Specific Heat Variation
The specific heat of water changes slightly with temperature — it is about 4,217 J/(kg·°C) near 0 °C and drops to about 4,181 J/(kg·°C) near 100 °C. This calculator uses the standard average of 4,190 J/(kg·°C). The heat capacity calculator lets you explore how heat capacity varies across substances and conditions.
Atmospheric Pressure
Phase transition temperatures depend on pressure. At standard atmospheric pressure (1 atm), water freezes at 0 °C and boils at 100 °C. At higher altitudes with lower pressure, water boils at a lower temperature, which changes the energy distribution between sensible and latent heat segments.
Heater Efficiency Losses
Real heaters lose energy to the surrounding environment through conduction, convection, and radiation. An open gas burner may transfer only 50–60% of its energy to the water, while a covered electric kettle can reach 90% or higher. The time estimate depends directly on the efficiency value you enter.
Limitations:
- • The calculator assumes standard atmospheric pressure (1 atm). At significantly different pressures, the phase transition temperatures shift and the results become approximate.

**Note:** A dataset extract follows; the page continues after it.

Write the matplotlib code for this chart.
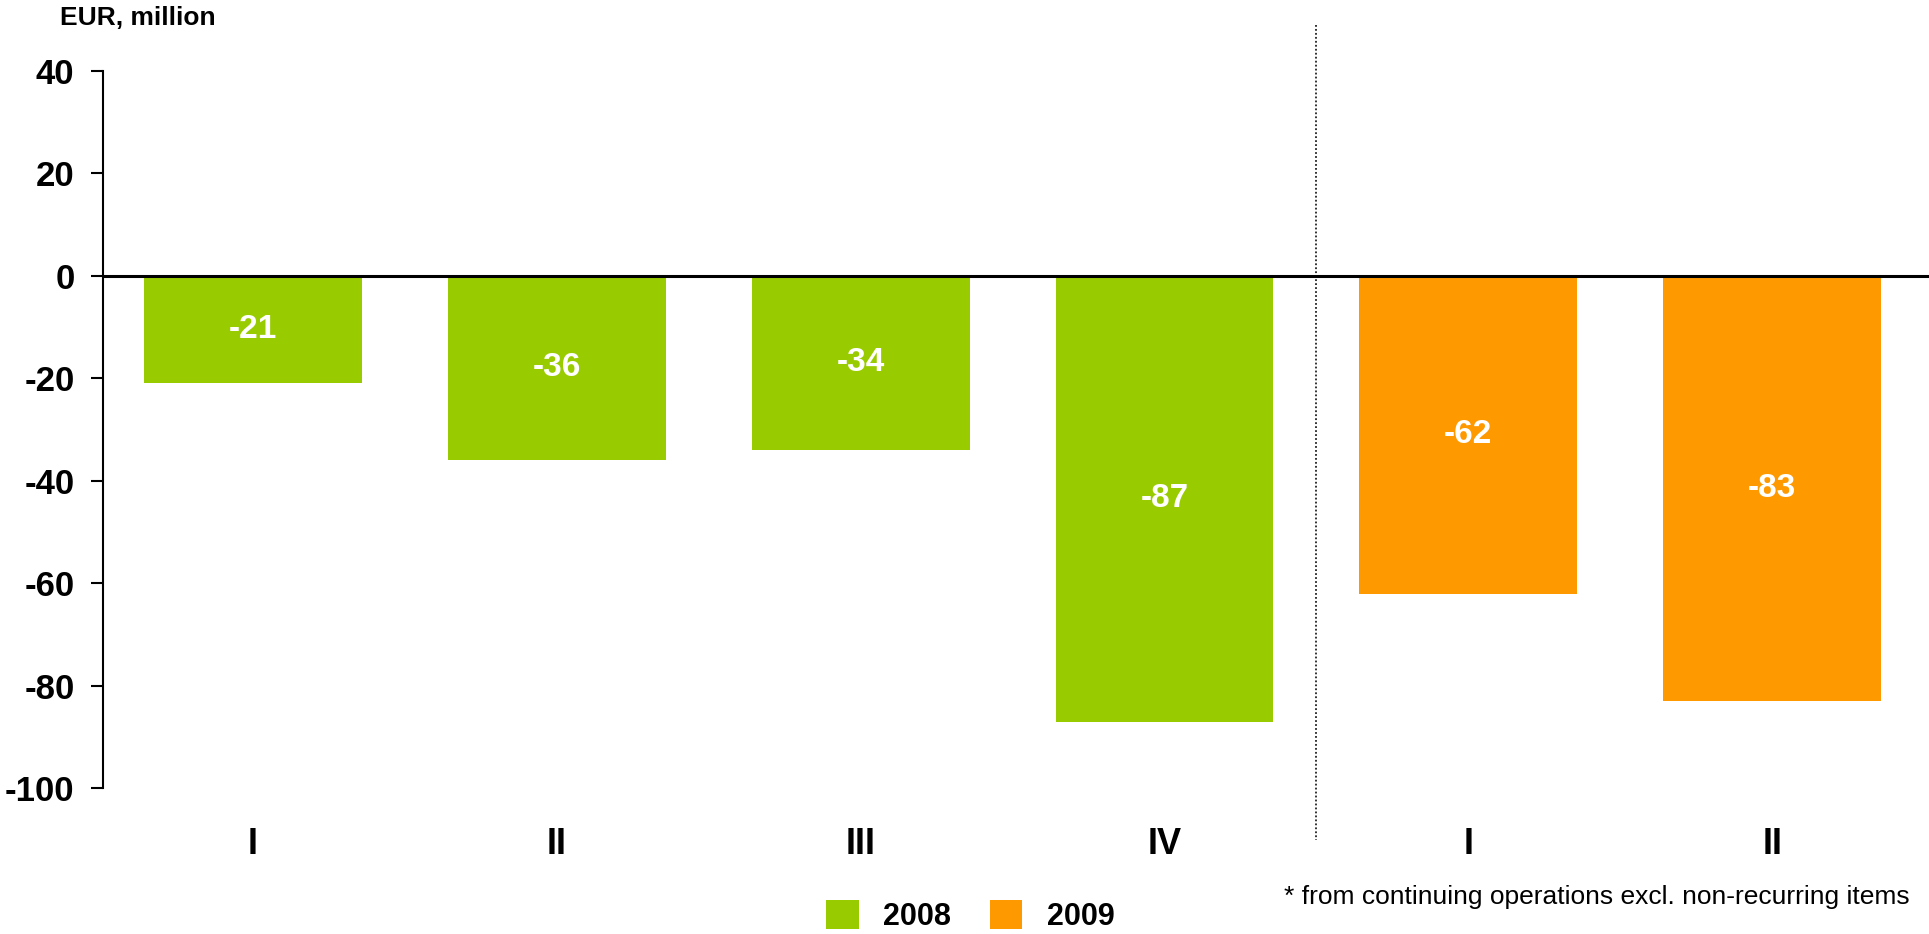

- • Specific heat values are treated as constants at their standard average values. For high-precision engineering work, temperature-dependent specific heat tables should be used instead.
- • The model does not account for heat loss during the heating process itself. The time estimate assumes all non-lost energy goes into the water uniformly.
According to Engineering Toolbox, the specific heat of ice is 2,108 J/(kg·°C) and the latent heat of fusion of water is 334,000 J/kg at standard atmospheric pressure.
Frequently Asked Questions
Q: What is the specific heat of water?
A: The specific heat of liquid water is 4,190 J/(kg·°C). This means it takes 4,190 joules of energy to raise the temperature of 1 kilogram of water by 1 degree Celsius. Water has one of the highest specific heat values among common substances, which is why it heats up slowly and holds thermal energy well.
Q: How do you calculate the energy needed to heat water?
A: Multiply the mass of the water by the specific heat capacity and the temperature change: Q = mcΔT. For 1 kg of water heated from 20 °C to 100 °C, the energy is 4,190 × 1 × 80 = 335,200 J. If the temperature range crosses a phase boundary, add the latent heat (334,000 J/kg for melting or 2,256,000 J/kg for boiling) for each transition.
Q: Does water have a high heat capacity?
A: Yes. Water has one of the highest specific heat capacities of any common substance at 4,190 J/(kg·°C). This is due to the hydrogen bonds between water molecules, which require significant energy to break as temperature increases. This property makes water effective for thermal regulation in both natural and engineered systems.
Q: What is the latent heat of fusion of water?
A: The latent heat of fusion of water is 334,000 J/kg. This is the energy required to melt 1 kilogram of ice at 0 °C into liquid water at 0 °C without changing the temperature. The same amount of energy is released when 1 kg of water freezes back into ice.
Q: What is the specific latent heat of vaporization of water?
A: The latent heat of vaporization of water is 2,256,000 J/kg at 100 °C and standard atmospheric pressure. This is the energy needed to convert 1 kg of liquid water at its boiling point into steam at the same temperature. It is roughly seven times larger than the latent heat of fusion, which is why boiling water into steam requires far more energy than melting ice.
Q: How long does it take to heat water with a given heater power?
A: Divide the total energy by the product of heater efficiency and power: time = Q / (efficiency × power). For example, heating 1 kg of water from 20 °C to 100 °C requires 335,200 J. With a 1,800 W kettle at 90% efficiency, the time is 335,200 / (0.9 × 1,800) ≈ 207 seconds, or about 3.4 minutes.